-- Start Excerpted data --
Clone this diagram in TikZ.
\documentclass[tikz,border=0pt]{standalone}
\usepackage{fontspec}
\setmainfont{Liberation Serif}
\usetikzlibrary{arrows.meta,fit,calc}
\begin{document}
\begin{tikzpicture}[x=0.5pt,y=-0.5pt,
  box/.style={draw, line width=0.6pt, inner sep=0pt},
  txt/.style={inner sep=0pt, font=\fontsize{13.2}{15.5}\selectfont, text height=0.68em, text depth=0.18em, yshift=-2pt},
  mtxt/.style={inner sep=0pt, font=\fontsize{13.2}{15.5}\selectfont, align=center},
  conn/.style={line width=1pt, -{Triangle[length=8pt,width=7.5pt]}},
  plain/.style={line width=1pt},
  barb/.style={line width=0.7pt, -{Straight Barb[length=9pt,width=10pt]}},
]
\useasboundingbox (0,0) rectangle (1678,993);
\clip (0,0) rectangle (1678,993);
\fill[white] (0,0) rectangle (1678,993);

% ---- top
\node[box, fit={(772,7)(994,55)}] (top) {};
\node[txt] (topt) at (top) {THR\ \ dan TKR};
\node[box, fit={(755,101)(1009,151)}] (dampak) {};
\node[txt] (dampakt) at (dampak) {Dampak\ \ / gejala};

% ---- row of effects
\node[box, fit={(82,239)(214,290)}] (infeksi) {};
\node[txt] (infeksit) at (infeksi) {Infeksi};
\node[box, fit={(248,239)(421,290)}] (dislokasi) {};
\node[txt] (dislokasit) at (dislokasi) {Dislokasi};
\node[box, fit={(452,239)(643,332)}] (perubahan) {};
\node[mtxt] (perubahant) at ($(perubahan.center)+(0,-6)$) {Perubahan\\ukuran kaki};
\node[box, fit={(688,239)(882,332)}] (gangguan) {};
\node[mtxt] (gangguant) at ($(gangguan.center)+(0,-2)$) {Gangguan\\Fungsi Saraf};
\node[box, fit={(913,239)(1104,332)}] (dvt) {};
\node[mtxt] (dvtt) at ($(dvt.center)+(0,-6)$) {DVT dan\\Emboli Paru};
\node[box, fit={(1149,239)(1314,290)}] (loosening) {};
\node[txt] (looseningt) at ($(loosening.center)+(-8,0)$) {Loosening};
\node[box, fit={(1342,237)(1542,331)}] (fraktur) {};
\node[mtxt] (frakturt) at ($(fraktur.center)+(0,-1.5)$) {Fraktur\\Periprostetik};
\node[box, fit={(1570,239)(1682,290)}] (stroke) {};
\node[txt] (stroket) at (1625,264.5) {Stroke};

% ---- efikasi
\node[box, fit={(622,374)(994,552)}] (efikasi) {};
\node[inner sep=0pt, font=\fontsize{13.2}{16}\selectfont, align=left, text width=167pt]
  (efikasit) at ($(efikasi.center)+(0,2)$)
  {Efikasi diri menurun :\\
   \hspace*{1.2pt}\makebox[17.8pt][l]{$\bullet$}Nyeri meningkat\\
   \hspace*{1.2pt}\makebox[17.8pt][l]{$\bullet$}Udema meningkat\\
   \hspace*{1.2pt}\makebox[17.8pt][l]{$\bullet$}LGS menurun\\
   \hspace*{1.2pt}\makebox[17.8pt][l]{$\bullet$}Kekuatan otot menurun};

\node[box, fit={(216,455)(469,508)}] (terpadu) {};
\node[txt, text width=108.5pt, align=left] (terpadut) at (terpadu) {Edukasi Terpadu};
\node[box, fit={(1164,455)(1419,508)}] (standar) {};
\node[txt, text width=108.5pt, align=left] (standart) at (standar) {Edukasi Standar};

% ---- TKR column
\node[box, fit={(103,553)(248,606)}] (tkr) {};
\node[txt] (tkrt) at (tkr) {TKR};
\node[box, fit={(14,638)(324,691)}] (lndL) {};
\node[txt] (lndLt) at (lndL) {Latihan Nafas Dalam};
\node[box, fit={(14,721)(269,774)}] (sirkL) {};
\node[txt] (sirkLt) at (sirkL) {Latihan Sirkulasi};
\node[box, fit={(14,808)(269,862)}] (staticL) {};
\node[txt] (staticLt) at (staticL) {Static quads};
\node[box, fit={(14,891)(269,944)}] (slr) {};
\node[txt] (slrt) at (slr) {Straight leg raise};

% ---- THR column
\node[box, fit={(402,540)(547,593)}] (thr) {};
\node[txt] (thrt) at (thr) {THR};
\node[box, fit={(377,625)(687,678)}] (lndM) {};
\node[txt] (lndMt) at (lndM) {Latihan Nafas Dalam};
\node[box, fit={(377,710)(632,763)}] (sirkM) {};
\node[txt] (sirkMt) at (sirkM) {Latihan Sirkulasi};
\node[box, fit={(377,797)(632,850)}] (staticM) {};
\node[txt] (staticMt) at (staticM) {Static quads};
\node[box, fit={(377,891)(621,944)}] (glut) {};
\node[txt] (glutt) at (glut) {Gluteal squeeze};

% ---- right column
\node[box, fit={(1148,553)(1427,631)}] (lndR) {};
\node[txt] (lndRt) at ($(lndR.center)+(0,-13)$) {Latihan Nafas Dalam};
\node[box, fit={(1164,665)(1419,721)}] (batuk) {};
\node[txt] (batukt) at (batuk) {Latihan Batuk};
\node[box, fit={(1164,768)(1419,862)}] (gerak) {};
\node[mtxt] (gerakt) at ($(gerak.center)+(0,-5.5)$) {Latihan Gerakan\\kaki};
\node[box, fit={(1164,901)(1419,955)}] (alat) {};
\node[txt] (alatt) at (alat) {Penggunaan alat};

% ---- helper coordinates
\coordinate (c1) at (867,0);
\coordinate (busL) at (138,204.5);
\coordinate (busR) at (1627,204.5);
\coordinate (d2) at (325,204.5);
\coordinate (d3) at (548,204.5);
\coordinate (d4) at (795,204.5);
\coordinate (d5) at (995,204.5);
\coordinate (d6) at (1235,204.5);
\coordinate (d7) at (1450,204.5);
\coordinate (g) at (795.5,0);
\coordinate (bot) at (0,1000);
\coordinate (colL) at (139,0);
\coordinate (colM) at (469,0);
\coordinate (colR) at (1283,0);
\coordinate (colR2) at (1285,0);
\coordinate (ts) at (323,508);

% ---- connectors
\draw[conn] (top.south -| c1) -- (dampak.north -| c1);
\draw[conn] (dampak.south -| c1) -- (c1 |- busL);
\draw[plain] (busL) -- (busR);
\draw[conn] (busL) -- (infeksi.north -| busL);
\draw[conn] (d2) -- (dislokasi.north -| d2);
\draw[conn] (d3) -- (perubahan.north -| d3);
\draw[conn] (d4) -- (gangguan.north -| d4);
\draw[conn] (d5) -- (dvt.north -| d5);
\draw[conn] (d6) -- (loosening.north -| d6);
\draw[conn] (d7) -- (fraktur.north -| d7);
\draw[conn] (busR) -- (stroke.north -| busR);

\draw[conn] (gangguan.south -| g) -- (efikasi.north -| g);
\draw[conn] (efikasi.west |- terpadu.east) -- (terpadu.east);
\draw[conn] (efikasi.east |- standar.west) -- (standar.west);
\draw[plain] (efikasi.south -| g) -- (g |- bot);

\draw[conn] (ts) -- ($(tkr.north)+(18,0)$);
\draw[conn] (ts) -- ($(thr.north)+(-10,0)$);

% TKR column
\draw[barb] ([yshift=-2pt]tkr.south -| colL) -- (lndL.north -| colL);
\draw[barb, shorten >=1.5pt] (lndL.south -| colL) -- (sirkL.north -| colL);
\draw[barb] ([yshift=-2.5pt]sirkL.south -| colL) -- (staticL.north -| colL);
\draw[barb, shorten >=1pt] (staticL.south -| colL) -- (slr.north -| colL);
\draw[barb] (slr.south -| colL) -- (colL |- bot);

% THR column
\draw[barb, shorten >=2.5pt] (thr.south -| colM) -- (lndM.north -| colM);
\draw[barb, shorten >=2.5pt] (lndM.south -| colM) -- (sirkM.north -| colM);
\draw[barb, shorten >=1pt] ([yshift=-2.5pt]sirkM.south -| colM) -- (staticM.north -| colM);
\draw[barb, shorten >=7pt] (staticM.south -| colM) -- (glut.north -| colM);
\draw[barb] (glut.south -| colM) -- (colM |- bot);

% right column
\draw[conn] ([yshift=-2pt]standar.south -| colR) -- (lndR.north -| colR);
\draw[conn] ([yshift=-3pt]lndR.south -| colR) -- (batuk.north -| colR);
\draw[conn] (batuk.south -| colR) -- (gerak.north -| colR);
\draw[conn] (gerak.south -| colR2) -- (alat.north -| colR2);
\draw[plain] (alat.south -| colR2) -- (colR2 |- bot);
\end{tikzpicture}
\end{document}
-- End Excerpted data --
-- Start Excerpted data --
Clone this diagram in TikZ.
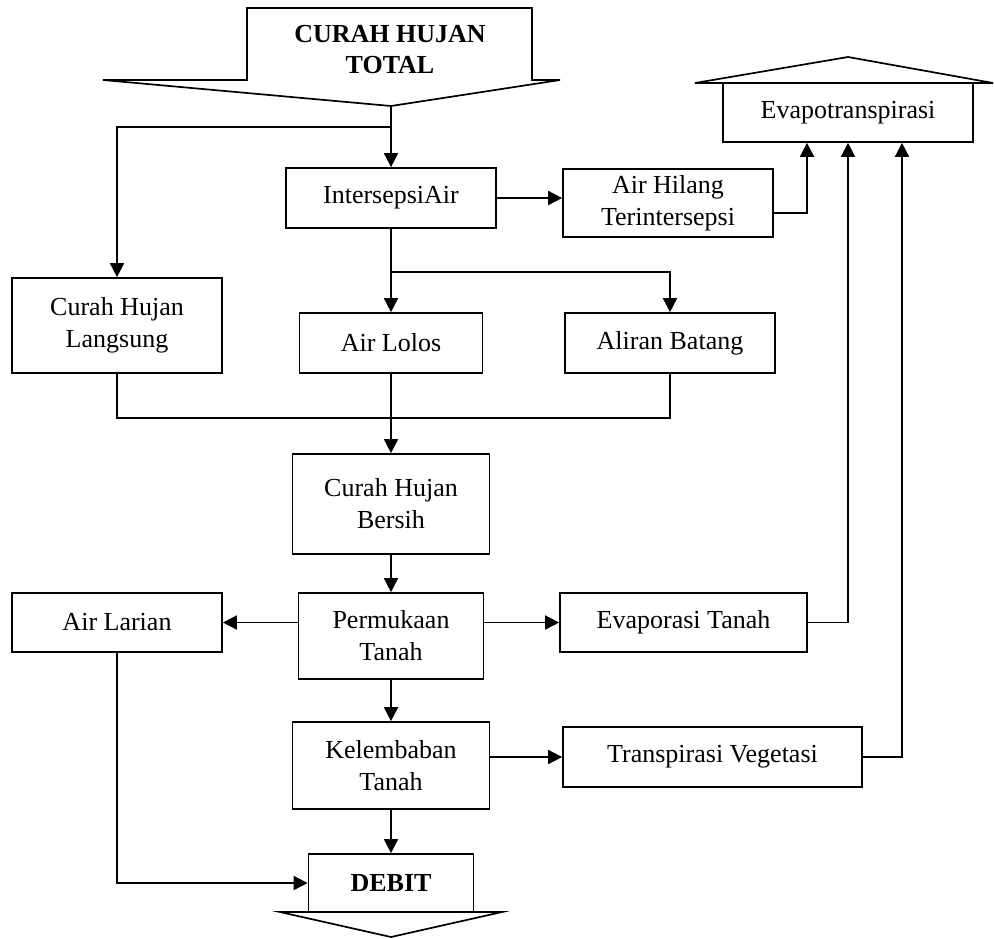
-- End Excerpted data --
-- Start Excerpted data --
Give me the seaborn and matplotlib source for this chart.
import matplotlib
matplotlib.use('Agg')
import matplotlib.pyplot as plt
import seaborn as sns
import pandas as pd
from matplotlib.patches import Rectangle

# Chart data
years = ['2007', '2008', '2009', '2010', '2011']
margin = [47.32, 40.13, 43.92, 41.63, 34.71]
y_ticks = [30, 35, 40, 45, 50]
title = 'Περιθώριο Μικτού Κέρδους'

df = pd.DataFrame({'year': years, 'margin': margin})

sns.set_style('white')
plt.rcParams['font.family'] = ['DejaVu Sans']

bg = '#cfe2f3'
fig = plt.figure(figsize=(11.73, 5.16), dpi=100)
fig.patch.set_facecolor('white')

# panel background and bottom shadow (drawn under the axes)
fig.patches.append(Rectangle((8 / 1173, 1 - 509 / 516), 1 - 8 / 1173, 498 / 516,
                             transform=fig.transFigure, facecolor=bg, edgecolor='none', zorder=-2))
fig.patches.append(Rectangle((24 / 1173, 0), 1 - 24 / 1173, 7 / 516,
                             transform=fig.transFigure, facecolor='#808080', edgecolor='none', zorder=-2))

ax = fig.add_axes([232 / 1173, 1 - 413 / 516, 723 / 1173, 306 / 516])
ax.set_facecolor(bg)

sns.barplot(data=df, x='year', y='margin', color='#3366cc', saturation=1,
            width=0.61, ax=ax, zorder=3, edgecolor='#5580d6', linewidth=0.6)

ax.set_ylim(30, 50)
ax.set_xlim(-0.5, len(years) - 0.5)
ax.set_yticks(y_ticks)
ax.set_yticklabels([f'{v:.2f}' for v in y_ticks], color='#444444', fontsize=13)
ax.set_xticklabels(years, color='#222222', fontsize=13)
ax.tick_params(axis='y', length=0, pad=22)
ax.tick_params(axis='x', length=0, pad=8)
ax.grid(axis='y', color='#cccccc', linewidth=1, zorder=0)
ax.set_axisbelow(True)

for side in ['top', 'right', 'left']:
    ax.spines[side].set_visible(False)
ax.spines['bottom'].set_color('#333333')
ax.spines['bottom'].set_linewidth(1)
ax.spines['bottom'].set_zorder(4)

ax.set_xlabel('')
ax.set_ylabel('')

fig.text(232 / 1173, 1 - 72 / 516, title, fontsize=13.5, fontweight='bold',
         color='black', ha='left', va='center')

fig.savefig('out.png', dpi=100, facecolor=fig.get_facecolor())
-- End Excerpted data --
__What to do__:
Exact duplication is required for the lines above, from the line that contains "Give me the" to the line that contains "from matplotlib.patches import Rectangle", inclusive; omit all others.

__Task response__:
Give me the seaborn and matplotlib source for this chart.
import matplotlib
matplotlib.use('Agg')
import matplotlib.pyplot as plt
import seaborn as sns
import pandas as pd
from matplotlib.patches import Rectangle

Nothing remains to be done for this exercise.